"Almost every single person has told me that they liked the way I sounded but they didn't like the way I looked."
Credit where credit is due, there is a lot to be said about the staying power of a story which has been told in four separate iterations across several decades. Both the original from 1937 and the first official remake in 1954 are renowned classics, whereas the 1976 version is a melodramatic disaster. However it’s that iteration which this modern retelling seems to borrow the most from, which is actually a smart choice in the long run since improving upon a failed film is much easier than trying to live up to a widely acclaimed classic.
Jackson Maine (Bradley Cooper), a famous country singer battling with drug and alcohol addiction is amazed by the talent of an unknown performer called Ally (Lady Gaga), whom he encourages to step into the spotlight. But as her career begins to flourish, Jackson finds himself embroiled in personal struggles that could lead him to completely self-destruct.
Despite the obvious timeless appeal that the story of ‘A Star is Born’ possesses, this specific version is one that has come to fruition after decades of being stuck in development hell. Since 40 years have passed since the last iteration there is a lot of open room from which this version could potentially take the story. It’s therefore somewhat disappointing that this 21st century retelling sticks very closely to the framework of its predecessors, barely deviating in terms of the broader structure and narrative of the story as well as the dynamics that have been cemented with each new account.
I would not want to come across as if I’m criticising ‘A Star is Born’ for what it does not do rather than judge the film by way of what it is. However I just feel as if there is something to take note of in terms of how ‘A Star is Born’ fails to give both of its leads equal footing. As a character Ally has plenty of musical opportunities and a strong opening characterisation, but as the film progresses her development feels frustratingly static. The dramatic crux of her arc seems to be side lined until a somewhat awkward addition to the third act that closes the movie. That final pay off is effective but also creates a somewhat awkward pace to the final narrative strokes the film has to offer.
Perhaps this would not be as big of an issue for me were it not for the fact that the main thematic pulse of this (and every) version of ‘A Star is Born’ is that duality of their dynamic. It stresses not only the downward spiral of Jackson but also the ascending stardom of Ally, which feels a little short-changed when the two are not presented on equal footing for the movie’s entire runtime. By the halfway point in ‘A Star is Born’ the power dynamic between its two leads has shifted but while Jackson’s character continues to garner screen time and development, Ally stands relatively still.
That being said there are still many truly phenomenal aspects to ‘A Star is Born’, many of them being the performances of its incredibly talented cast. Bradley Cooper excellently communicates the tragic side of Jackson’s character, even at his most charismatic and endearing there is an underlying sadness to proceedings. Gaga herself is outstanding both for the musical aspects of the movie (obviously) but also the dramatic subtleties that come with bringing a role like this to life. Her quiet vulnerability is conveyed perfectly to a point where her more powerful character moments, from the singing to the triumphant moments of self-confidence, are incredibly cathartic and fulfilling. The only thing that outshines Cooper and Gaga’s individual performances is their wonderfully endearing chemistry.
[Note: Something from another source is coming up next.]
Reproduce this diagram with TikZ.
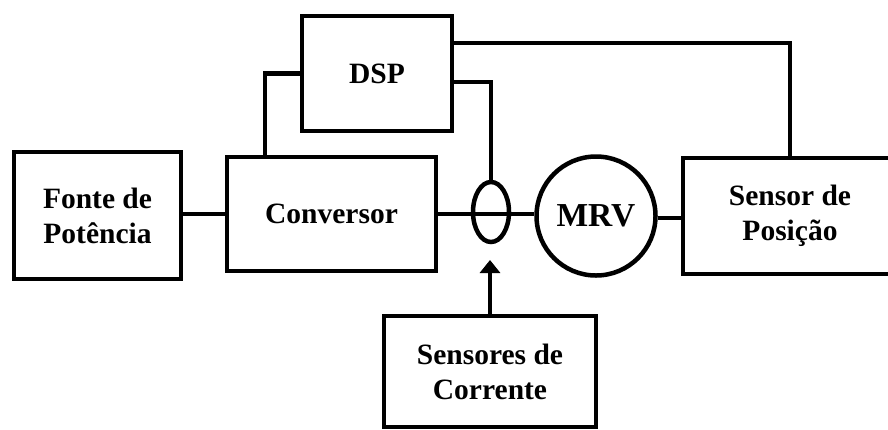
\documentclass[tikz,border=0pt]{standalone}
\usepackage{fontspec}
\setmainfont{Liberation Serif}
\usetikzlibrary{shapes.geometric,arrows.meta}
\begin{document}
\begin{tikzpicture}[x=1pt,y=-1pt,
  wire/.style={line width=4.5pt},
  blk/.style={draw,line width=4.5pt,rectangle,inner sep=0pt,align=center,
    font=\fontsize{29.5}{35}\selectfont\bfseries},
]
\useasboundingbox (0,0) rectangle (888,429);
\clip (0,0) rectangle (888,429);
\node[blk,minimum width=167pt,minimum height=127pt] (fonte) at (97.5,215.5) {Fonte de\\Potência};
\node[blk,minimum width=209pt,minimum height=114pt] (conv) at (331.5,214) {Conversor};
\node[blk,minimum width=150pt,minimum height=115pt] (dsp) at (377,73.5) {DSP};
\node[blk,minimum width=214pt,minimum height=116pt] (pos) at (790,216) {Sensor de\\Posição};
\node[blk,minimum width=212pt,minimum height=111pt] (corr) at (490,371.5) {Sensores de\\Corrente};
\node[draw,circle,line width=4.5pt,inner sep=0pt,minimum size=119pt,
  font=\fontsize{33.5}{38}\selectfont\bfseries] (mrv) at (596,216) {MRV};
\node[draw,ellipse,line width=4.5pt,inner sep=0pt,minimum width=36pt,minimum height=60pt] (cs) at (491,212) {};
\coordinate (tip) at (490,260);
\draw[wire] (fonte.east |- conv.west) -- (conv.west);
\draw[wire] (conv.east) -- (conv.east -| mrv.west);
\draw[wire] ([yshift=-2pt]mrv.east) -- ([yshift=-2pt]mrv.east -| pos.west);
\draw[wire] ([xshift=40pt]conv.north west) |- (dsp.west);
\draw[wire] ([yshift=-8.5pt]dsp.east) -| (cs.north);
\draw[wire] (pos.north) |- ([yshift=30.5pt]dsp.east);
\draw[wire,-{Triangle[width=20pt,length=13pt]}] (corr.north) -- (corr.north |- tip);
\end{tikzpicture}
\end{document}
Meanwhile the supporting cast are just as strong as the leads, adding a layer if depth to the story by way of making the secondary characters of the story superbly empathetic. The actions of the protagonists have an added weight to them when they are shown to have an impact on the surrounding people as well as themselves. Sam Elliot is as charmingly sincere as always, evoking such poignancy with remarkably nuance. But while Elliot’s brilliance is hardly surprising, the fact that comedians like Dave Chapelle and Andrew Dice Clay are as affecting as they are through their performances is remarkable.
In terms of those involved though, Cooper is under scrutiny for two roles as he fills the slot of actor and director. The first act of ‘A Star is Born’ in immense command of craft from Cooper, utilising the story’s simplistic but effective story beats to tell a highly fulfilling narrative. It’s tightly controlled, emotionally resonant and visually complex storytelling that showcases great promise for Cooper as a filmmaker. Unfortunately it also seems that as the script becomes somewhat convoluted and repetitive, so does the direction which is rarely as focussed or as innovative as it was during that incredible first act. Perhaps that in itself is a meta commentary for the film’s narrative, in that the story of these two characters is never as dazzling as it was after that first encounter. But regardless it still doesn’t make for the most rewarding watch.
Despite coming apart slightly through it’s second and third act, the strength of its first lunge as wel as the incredible performances make ‘A Star is Born’ a crowd pleasing experience.